- RECORDS FOR PROCESSING

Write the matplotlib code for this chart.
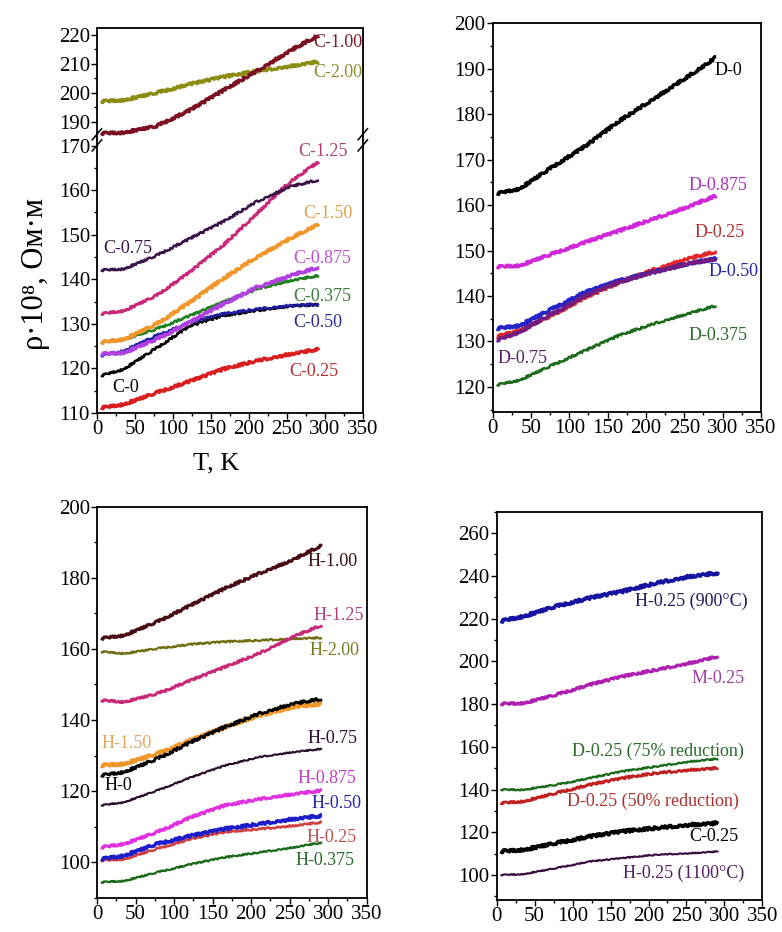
==
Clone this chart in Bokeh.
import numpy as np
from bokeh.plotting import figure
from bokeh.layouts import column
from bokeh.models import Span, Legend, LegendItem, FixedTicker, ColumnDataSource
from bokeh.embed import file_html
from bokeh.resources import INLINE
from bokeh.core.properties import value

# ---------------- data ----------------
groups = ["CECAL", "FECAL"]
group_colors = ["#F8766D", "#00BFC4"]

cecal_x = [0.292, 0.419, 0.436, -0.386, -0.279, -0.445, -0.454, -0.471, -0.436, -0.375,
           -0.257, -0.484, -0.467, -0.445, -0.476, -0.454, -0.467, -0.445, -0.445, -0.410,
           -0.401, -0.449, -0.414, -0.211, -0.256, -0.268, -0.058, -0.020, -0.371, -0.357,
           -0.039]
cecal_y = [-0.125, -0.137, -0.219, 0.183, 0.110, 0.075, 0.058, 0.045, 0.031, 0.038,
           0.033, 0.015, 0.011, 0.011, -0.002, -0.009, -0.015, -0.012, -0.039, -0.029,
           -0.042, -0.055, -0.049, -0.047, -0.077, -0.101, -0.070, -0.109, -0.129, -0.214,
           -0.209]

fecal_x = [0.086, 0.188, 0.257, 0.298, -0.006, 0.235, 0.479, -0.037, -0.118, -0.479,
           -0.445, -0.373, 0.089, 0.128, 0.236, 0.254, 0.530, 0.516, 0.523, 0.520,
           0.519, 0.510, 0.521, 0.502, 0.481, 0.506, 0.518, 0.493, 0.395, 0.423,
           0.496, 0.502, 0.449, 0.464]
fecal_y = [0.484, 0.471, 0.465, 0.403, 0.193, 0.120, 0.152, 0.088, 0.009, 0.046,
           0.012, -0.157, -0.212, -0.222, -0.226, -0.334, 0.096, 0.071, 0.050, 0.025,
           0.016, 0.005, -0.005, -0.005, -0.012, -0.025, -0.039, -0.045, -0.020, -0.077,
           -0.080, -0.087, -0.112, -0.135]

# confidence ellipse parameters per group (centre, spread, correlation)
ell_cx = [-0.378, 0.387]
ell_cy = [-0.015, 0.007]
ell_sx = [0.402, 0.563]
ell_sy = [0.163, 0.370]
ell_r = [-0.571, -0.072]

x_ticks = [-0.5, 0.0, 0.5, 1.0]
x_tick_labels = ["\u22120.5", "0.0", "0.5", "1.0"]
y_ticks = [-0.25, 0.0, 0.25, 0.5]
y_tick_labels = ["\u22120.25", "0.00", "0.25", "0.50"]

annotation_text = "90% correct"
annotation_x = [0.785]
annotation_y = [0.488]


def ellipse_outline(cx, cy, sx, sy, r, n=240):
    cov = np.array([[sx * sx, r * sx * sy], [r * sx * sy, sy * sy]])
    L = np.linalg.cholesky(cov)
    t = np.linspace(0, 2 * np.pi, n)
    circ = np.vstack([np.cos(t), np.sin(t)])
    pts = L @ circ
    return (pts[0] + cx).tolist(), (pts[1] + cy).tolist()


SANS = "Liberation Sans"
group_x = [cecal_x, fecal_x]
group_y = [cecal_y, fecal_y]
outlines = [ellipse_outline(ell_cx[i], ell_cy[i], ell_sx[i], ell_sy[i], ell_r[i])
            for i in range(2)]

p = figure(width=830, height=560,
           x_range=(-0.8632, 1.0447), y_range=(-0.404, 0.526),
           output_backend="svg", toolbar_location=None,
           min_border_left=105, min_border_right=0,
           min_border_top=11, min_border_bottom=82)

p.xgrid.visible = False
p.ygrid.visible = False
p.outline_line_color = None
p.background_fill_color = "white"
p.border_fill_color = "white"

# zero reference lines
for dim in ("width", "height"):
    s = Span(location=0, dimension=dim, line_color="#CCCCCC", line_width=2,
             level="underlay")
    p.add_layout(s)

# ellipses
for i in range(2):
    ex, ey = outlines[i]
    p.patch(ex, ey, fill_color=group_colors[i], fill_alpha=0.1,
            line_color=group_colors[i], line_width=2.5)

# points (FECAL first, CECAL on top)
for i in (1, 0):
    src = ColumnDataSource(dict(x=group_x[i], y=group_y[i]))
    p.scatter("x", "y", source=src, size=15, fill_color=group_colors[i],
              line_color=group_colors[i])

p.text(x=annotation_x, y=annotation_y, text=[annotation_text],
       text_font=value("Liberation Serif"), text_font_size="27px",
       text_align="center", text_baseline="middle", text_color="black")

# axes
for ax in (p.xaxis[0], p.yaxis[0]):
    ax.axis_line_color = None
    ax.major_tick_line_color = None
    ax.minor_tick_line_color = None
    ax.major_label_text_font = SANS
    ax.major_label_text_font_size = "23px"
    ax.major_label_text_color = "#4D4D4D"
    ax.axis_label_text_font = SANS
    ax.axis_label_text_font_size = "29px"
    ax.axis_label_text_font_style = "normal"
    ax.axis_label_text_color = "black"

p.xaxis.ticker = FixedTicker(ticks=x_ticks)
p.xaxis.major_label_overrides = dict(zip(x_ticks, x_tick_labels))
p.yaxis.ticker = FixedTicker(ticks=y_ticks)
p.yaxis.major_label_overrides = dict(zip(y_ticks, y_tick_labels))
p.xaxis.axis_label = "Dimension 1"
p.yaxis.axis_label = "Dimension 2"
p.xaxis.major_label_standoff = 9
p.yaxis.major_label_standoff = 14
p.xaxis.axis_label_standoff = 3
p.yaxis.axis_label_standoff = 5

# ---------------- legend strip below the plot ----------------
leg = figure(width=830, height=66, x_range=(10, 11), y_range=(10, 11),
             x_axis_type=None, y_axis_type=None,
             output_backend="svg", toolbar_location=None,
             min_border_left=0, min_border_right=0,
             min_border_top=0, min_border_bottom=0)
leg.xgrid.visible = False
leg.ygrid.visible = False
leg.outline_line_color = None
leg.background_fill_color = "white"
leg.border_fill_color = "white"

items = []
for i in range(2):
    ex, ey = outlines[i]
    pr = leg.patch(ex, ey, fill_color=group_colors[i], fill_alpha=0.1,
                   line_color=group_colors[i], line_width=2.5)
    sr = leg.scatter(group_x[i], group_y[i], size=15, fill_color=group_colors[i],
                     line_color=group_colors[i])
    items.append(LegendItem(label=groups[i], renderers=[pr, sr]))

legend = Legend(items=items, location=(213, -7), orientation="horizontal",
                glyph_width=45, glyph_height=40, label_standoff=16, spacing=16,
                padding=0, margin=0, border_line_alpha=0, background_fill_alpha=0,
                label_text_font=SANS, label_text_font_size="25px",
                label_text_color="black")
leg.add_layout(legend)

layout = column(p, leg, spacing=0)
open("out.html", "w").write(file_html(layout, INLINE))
==
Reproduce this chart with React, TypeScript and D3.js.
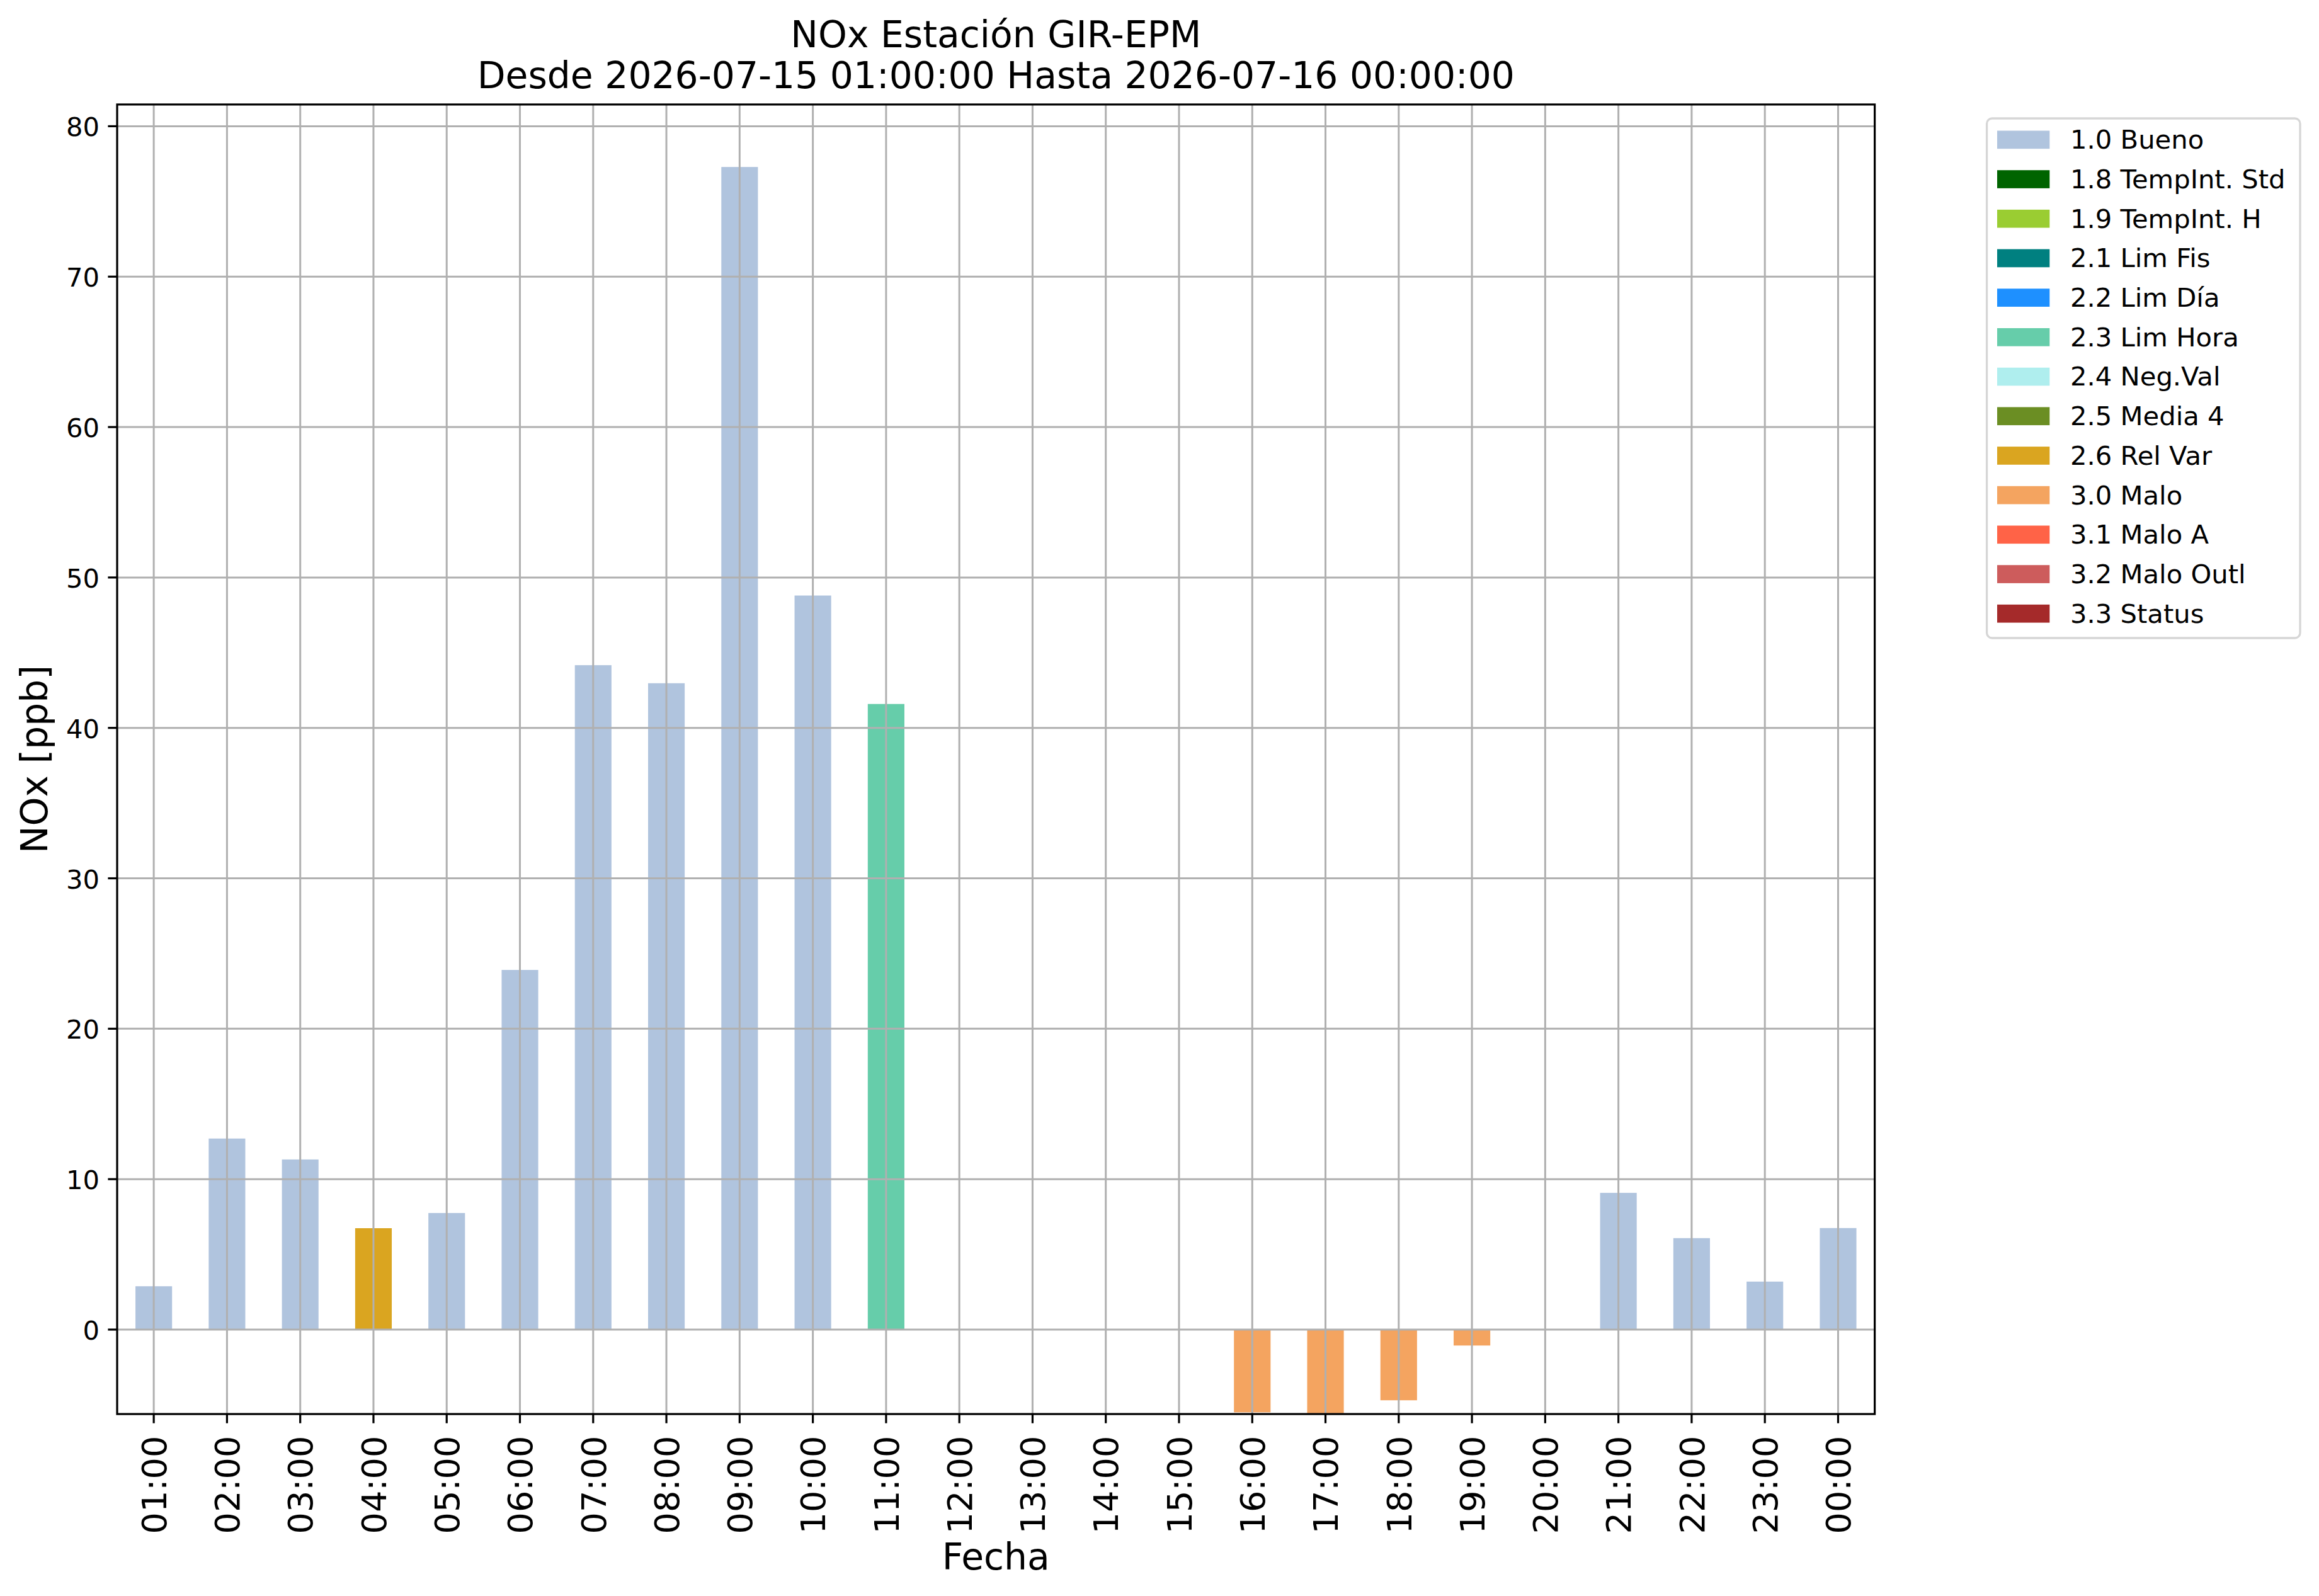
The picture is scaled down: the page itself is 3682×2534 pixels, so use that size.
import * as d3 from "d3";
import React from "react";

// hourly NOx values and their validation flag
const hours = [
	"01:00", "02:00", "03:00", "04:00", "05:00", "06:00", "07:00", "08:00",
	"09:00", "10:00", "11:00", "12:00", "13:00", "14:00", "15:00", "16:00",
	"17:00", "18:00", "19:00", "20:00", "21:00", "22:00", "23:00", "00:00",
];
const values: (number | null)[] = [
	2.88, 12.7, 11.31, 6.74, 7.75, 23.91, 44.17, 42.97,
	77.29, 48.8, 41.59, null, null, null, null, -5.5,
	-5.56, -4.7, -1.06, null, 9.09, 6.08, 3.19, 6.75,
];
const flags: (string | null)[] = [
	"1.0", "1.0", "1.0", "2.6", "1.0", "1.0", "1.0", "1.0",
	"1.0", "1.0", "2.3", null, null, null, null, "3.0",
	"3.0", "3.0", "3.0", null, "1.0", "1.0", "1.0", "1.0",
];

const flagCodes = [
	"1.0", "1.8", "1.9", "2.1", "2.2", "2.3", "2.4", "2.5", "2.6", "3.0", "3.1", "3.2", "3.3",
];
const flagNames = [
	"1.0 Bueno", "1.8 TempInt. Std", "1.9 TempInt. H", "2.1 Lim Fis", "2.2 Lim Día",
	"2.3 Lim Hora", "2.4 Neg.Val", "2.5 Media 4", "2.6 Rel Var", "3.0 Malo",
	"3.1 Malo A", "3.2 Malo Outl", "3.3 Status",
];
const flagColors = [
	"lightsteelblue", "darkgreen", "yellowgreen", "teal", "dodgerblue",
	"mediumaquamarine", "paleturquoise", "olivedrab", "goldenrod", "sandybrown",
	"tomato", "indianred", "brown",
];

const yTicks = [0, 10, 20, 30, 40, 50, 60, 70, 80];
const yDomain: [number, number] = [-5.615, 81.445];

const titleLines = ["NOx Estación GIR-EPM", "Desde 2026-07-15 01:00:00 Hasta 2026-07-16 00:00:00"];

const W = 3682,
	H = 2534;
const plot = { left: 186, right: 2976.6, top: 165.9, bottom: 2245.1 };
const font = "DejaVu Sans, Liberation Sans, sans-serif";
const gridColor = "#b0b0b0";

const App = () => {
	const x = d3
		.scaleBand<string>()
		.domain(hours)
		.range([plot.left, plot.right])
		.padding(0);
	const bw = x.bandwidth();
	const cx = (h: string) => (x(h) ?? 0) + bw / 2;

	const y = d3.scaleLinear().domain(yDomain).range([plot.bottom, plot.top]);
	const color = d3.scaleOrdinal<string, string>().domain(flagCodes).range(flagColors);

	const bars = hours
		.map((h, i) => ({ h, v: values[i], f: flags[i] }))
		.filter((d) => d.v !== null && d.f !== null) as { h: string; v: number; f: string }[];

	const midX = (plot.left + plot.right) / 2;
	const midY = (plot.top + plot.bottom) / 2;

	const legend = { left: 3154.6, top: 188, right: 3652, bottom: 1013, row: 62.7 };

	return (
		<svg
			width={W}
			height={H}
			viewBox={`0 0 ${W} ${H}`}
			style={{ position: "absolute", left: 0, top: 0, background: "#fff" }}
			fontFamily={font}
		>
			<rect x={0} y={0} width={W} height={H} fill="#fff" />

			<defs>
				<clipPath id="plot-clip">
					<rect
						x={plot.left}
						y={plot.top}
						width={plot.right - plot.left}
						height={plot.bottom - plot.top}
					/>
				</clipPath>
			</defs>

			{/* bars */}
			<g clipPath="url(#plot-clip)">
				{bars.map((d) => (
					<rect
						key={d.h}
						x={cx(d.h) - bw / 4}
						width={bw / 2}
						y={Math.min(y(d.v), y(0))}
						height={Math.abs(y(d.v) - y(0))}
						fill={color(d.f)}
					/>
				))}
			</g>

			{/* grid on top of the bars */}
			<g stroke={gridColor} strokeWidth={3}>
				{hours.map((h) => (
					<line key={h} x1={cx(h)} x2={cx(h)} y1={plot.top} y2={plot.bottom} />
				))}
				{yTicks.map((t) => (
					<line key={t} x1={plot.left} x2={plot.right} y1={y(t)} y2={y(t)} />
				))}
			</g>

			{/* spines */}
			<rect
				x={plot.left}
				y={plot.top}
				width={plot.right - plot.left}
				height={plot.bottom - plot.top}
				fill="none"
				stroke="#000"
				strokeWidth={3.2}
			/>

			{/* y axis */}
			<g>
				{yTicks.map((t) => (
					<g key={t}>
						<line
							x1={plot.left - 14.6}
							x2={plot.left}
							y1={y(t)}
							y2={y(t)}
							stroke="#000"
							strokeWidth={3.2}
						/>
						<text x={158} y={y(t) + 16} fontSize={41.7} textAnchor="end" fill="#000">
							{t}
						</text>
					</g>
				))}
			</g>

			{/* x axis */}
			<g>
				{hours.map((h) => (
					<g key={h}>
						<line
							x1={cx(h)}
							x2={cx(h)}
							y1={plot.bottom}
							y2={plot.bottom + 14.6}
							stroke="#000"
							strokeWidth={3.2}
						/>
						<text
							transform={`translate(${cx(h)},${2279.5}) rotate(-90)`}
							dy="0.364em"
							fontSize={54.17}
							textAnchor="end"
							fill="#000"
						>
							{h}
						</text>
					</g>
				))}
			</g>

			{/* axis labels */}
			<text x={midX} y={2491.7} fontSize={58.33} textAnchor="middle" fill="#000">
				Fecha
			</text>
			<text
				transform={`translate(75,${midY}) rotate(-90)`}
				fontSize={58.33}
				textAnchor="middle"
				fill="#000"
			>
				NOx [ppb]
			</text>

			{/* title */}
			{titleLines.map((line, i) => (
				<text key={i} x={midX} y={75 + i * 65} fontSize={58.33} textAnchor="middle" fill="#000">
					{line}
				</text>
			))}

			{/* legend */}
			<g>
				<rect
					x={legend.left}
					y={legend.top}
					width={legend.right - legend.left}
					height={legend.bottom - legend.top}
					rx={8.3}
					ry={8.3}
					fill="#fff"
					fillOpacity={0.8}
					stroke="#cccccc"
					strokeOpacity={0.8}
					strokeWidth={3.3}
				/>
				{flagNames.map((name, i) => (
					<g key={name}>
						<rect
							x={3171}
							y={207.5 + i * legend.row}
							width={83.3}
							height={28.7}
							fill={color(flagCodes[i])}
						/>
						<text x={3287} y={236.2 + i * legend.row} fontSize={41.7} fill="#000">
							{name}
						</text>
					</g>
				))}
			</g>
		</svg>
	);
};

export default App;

- TASK TO CARRY OUT
Go back to the listing above and reproduce, exactly, the stretch from the line bearing "Reproduce this chart" through the line bearing "import React from", without its pictures.

- ANSWER TO THE EXERCISE
Reproduce this chart with React, TypeScript and D3.js.
The picture is scaled down: the page itself is 3682×2534 pixels, so use that size.
import * as d3 from "d3";
import React from "react";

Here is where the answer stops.